‘Bohemian Rhapsody’: Freddie Mercury Actor Fears Queen Fans Will Hate His Portrayal Of The Flamboyant Singer


The long-awaited Queen biopic Bohemian Rhapsody will hit the silver screens next month but movie star Rami Malek, who had to fill the shoes of the late great Freddie Mercury, is concerned diehard fans might not appreciate his portrayal.

Talking to the New York Times, the young thespian revealed, “It’s not lost on me that this could go terribly wrong, that it could be detrimental to one’s career should this not go the right way. Why would you want to alter anyone’s perception of their hero?”

Why indeed?

Obviously, when most people think of Queen, they think of Freddie Mercury strutting his stuff like a mustached maestro, whose larger than life stage persona wooed millions and whose booming baritone and infectious joy were capable of blasting away the bitter defenses of even the most uptight rock critic.

Fairly or unfairly, we tend not to think of John Deacon, Brian May, or Roger Taylor so much when we’re listening to Freddie roar magnificently about the myriad advantages of “bicycle races” and “fat bottomed girls.”

And only in their bleakest moments do Queen fans dare to associate Freddie Mercury stand-ins Paul Rodgers and Adam Lambert with the once-revered name of Queen.

It’s a simple fact of life that lead singers, especially lead singers as fiercely flamboyant as Freddie Mercury, are going to get the lion’s share of the audience’s attention. They are, after all, the public face of the band.

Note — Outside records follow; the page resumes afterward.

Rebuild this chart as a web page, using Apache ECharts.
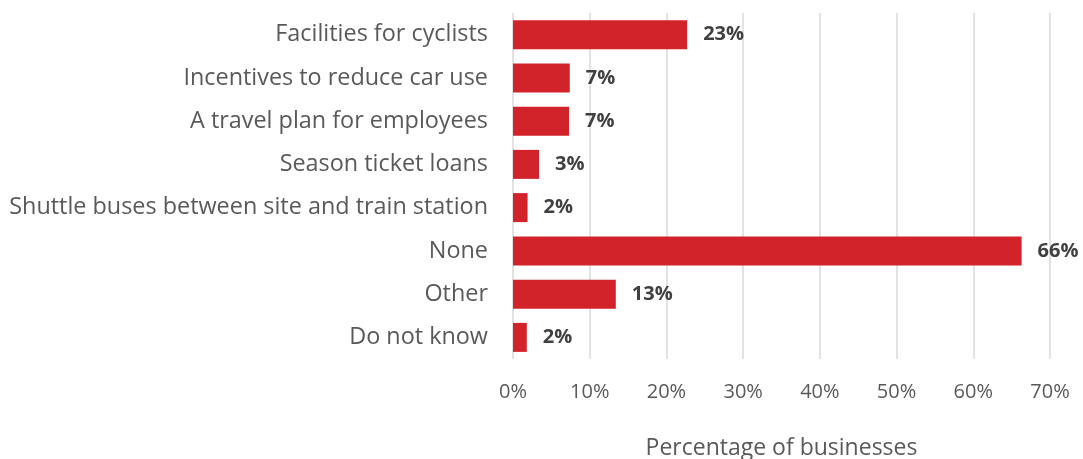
<!DOCTYPE html>
<html>
<head>
<meta charset="utf-8">
<script src="https://cdn.jsdelivr.net/npm/echarts@6/dist/echarts.min.js"></script>
<style>
  html, body { margin: 0; padding: 0; background: #ffffff; }
  #chart { width: 1083px; height: 459px; }
</style>
</head>
<body>
<div id="chart"></div>
<script>
// Workplace travel measures offered, share of businesses (%)
const categories = [
  'Facilities for cyclists',
  'Incentives to reduce car use',
  'A travel plan for employees',
  'Season ticket loans',
  'Shuttle buses between site and train station',
  'None',
  'Other',
  'Do not know'
];
const shares = [22.7, 7.4, 7.3, 3.4, 1.9, 66.3, 13.4, 1.8];
const xTicks = [0, 10, 20, 30, 40, 50, 60, 70];

const chart = echarts.init(document.getElementById('chart'));
const font = '"Open Sans", sans-serif';

chart.setOption({
  animation: false,
  grid: {
    left: 513, right: 33, top: 13, bottom: 100,
    containLabel: false, outerBoundsMode: 'none'
  },
  xAxis: {
    type: 'value',
    min: xTicks[0],
    max: xTicks[xTicks.length - 1],
    interval: 10,
    name: 'Percentage of businesses',
    nameLocation: 'middle',
    nameGap: 78,
    nameTextStyle: { color: '#595959', fontSize: 23, fontFamily: font },
    axisLine: { show: false },
    axisTick: { show: false },
    axisLabel: {
      color: '#595959', fontSize: 20, fontFamily: font, margin: 23,
      formatter: v => v + '%'
    },
    splitLine: { show: true, lineStyle: { color: '#d9d9d9', width: 1.5 } }
  },
  yAxis: {
    type: 'category',
    data: categories,
    inverse: true,
    axisLine: { show: false },
    axisTick: { show: false },
    axisLabel: { color: '#595959', fontSize: 23.4, fontFamily: font, margin: 25 }
  },
  series: [{
    type: 'bar',
    data: shares,
    barWidth: 29,
    itemStyle: { color: '#d2232a' },
    label: {
      show: true,
      position: 'right',
      distance: 16,
      color: '#404040',
      fontSize: 20,
      fontWeight: 'bold',
      fontFamily: font,
      formatter: p => Math.round(p.value) + '%'
    }
  }]
});
</script>
</body>
</html>
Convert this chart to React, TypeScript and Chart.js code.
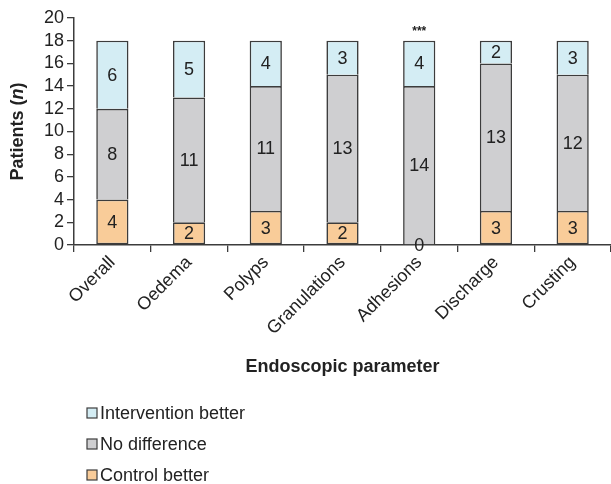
import { useEffect, useRef } from 'react';
import { Chart, registerables } from 'chart.js';

Chart.register(...registerables);

const categories = ['Overall', 'Oedema', 'Polyps', 'Granulations', 'Adhesions', 'Discharge', 'Crusting'];
const controlBetter = [4, 2, 3, 2, 0, 3, 3];
const noDifference = [8, 11, 11, 13, 14, 13, 12];
const interventionBetter = [6, 5, 4, 3, 4, 2, 3];
const significance = ['', '', '', '', '***', '', ''];
const seriesNames = ['Control better', 'No difference', 'Intervention better'];
const seriesColors = ['#f9cc99', '#cfcfd1', '#d4edf4'];
const yMin = 0;
const yMax = 20;
const yStep = 2;
const xTitle = 'Endoscopic parameter';

const FONT = '"Liberation Sans", Arial, Helvetica, sans-serif';
const TEXT = '#222222';
const EDGE = '#3c3c3c';

const annotations = {
  id: 'annotations',
  afterDatasetsDraw(chart: any) {
    const ctx = chart.ctx;
    ctx.save();
    ctx.font = `18px ${FONT}`;
    ctx.fillStyle = TEXT;
    ctx.textAlign = 'center';
    ctx.textBaseline = 'middle';
    chart.data.datasets.forEach((ds: any, i: number) => {
      const meta = chart.getDatasetMeta(i);
      meta.data.forEach((el: any, j: number) => {
        const v = ds.data[j];
        const y = (el.y + el.base) / 2;
        ctx.fillText(String(v), el.x, y + 1);
      });
    });
    const lastMeta = chart.getDatasetMeta(chart.data.datasets.length - 1);
    ctx.font = `bold 12px ${FONT}`;
    significance.forEach((s, j) => {
      if (!s) return;
      const el = lastMeta.data[j];
      ctx.fillText(s, el.x, el.y - 9);
    });
    ctx.restore();
  },
  afterDraw(chart: any) {
    const ctx = chart.ctx;
    const area = chart.chartArea;
    ctx.save();
    // y-axis title with italic n
    ctx.translate(18, (area.top + area.bottom) / 2);
    ctx.rotate(-Math.PI / 2);
    ctx.fillStyle = TEXT;
    ctx.textBaseline = 'middle';
    ctx.textAlign = 'left';
    const partA = 'Patients (';
    const partB = 'n';
    const partC = ')';
    const fA = `bold 18px ${FONT}`;
    const fB = `italic bold 18px ${FONT}`;
    ctx.font = fA;
    const wA = ctx.measureText(partA).width;
    const wC = ctx.measureText(partC).width;
    ctx.font = fB;
    const wB = ctx.measureText(partB).width;
    let x = -(wA + wB + wC) / 2;
    ctx.font = fA;
    ctx.fillText(partA, x, 0);
    x += wA;
    ctx.font = fB;
    ctx.fillText(partB, x, 0);
    x += wB;
    ctx.font = fA;
    ctx.fillText(partC, x, 0);
    ctx.restore();

    // legend, stacked vertically, top series first
    ctx.save();
    ctx.font = `18px ${FONT}`;
    ctx.textBaseline = 'middle';
    ctx.textAlign = 'left';
    const order = [2, 1, 0];
    order.forEach((idx, k) => {
      const cy = 413 + k * 31;
      ctx.fillStyle = seriesColors[idx];
      ctx.fillRect(87, cy - 5, 10, 10);
      ctx.strokeStyle = EDGE;
      ctx.lineWidth = 1.2;
      ctx.strokeRect(87, cy - 5, 10, 10);
      ctx.fillStyle = TEXT;
      ctx.fillText(seriesNames[idx], 100, cy + 1);
    });
    ctx.restore();
  },
};

export default function App() {
  const ref = useRef<HTMLCanvasElement | null>(null);
  useEffect(() => {
    if (!ref.current) return;
    const values = [controlBetter, noDifference, interventionBetter];
    const chart = new Chart(ref.current, {
      type: 'bar',
      data: {
        labels: categories,
        datasets: values.map((d, i) => ({
          label: seriesNames[i],
          data: d,
          backgroundColor: seriesColors[i],
          borderColor: EDGE,
          borderWidth: i === 0
            ? { top: 1.6, bottom: 1.6, left: 1.6, right: 1.6 }
            : { top: 1.6, bottom: 0, left: 1.6, right: 1.6 },
          borderSkipped: false,
          categoryPercentage: 1,
          barPercentage: 0.42,
        })),
      },
      options: {
        animation: false,
        responsive: true,
        maintainAspectRatio: false,
        devicePixelRatio: 1,
        layout: { padding: { top: 18, right: 0, bottom: 104, left: 0 } },
        plugins: { legend: { display: false }, tooltip: { enabled: false } },
        scales: {
          x: {
            stacked: true,
            grid: { display: true, drawOnChartArea: false, drawTicks: true, tickLength: 7, color: EDGE, lineWidth: 1.3, offset: true },
            border: { display: true, color: EDGE, width: 1.5 },
            ticks: { font: { family: FONT, size: 18 }, color: TEXT, minRotation: 45, maxRotation: 45, autoSkip: false, padding: 0 },
            title: { display: true, text: xTitle, font: { family: FONT, size: 18, weight: 'bold' }, color: TEXT, padding: { top: 0, bottom: 2 } },
            afterFit: (s: any) => {
              s.height = 135;
              s.paddingLeft = 0;
              s.paddingRight = 0;
            },
          },
          y: {
            stacked: true,
            min: yMin,
            max: yMax,
            grid: { display: true, drawOnChartArea: false, drawTicks: true, tickLength: 7, color: EDGE, lineWidth: 1.3 },
            border: { display: true, color: EDGE, width: 1.5 },
            ticks: { stepSize: yStep, autoSkip: false, font: { family: FONT, size: 18 }, color: TEXT, padding: 3 },
            afterFit: (s: any) => {
              s.width = 74;
              s.paddingTop = 0;
              s.paddingBottom = 0;
            },
          },
        },
      } as any,
      plugins: [annotations],
    });
    return () => chart.destroy();
  }, []);
  return (
    <div style={{ position: 'fixed', left: 0, top: 0, width: 611, height: 484, background: '#fff' }}>
      <canvas ref={ref} />
    </div>
  );
}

Obviously, a good lead singer needs to warrant that attention by being as elusively charismatic and devilishly impressive as possible, and a lead singer worth their salt and can make or break a band because they’re pretty much the all-singing, all-dancing personification of the group they are fronting.

Freddie Mercury, for example, could manipulate an audience of hundreds of thousands with a click of his fingers, memorize them with some vocal acrobatics, and hypnotize them with a camp flourish.

Mercury is a hard gig to emulate for any geezer but let’s hope Rami Malek can get it right.

The official synopsis of the film Bohemian Rhapsody reads like this.

“The film traces the meteoric rise of the band through their iconic songs and revolutionary sound, their near-implosion as Mercury’s lifestyle spirals out of control, and their triumphant reunion on the eve of Live Aid, where Mercury, facing a life-threatening illness, leads the band in one of the greatest performances in the history of rock music.

“In the process, cementing the legacy of a band that were always more like a family, and who continue to inspire outsiders, dreamers and music lovers to this day.”

The film is named after Queen’s most famous song but interestingly as the Inquisitr reported earlier, according to Mercury’s biographer Lesley-Ann Jones, the playfully obscure lyrics of the song are a confession by Mercury of his sexuality.

“It had never occurred to me, but ‘Bohemian Rhapsody’ was Freddie’s coming-out song, written in a time when he wasn’t able to be honest and open about his sexuality. It was a very covert statement about who he was as a gay man, which he couldn’t come out directly and say because of the lifestyle he was leading.”

The Daily Mail reports that Mercury’s close friend, Sir Tim Rice, agrees with Ann Jones’s revelation.

“It’s fairly obvious to me this was Freddie’s coming-out song. I’ve spoken to Roger Taylor about it. There is a very clear message in it. This is Freddie admitting that he is gay.

“In the line ‘Mama, I just killed a man’ he’s killed the old Freddie, his former image. ‘Put a gun against his head, pulled my trigger, now he’s dead’ he’s dead, the straight person he was originally. He’s destroyed the man he was trying to be, and now this is him, trying to live with the new Freddie.

‘”I see a little silhouetto of a man’ – that’s him, still being haunted by what he’s done, and what he is.

“Every time I hear the song I think of him trying to shake off one Freddie and embracing another – even all these years. Do I think he managed it? I think he was in the process of managing it rather well.”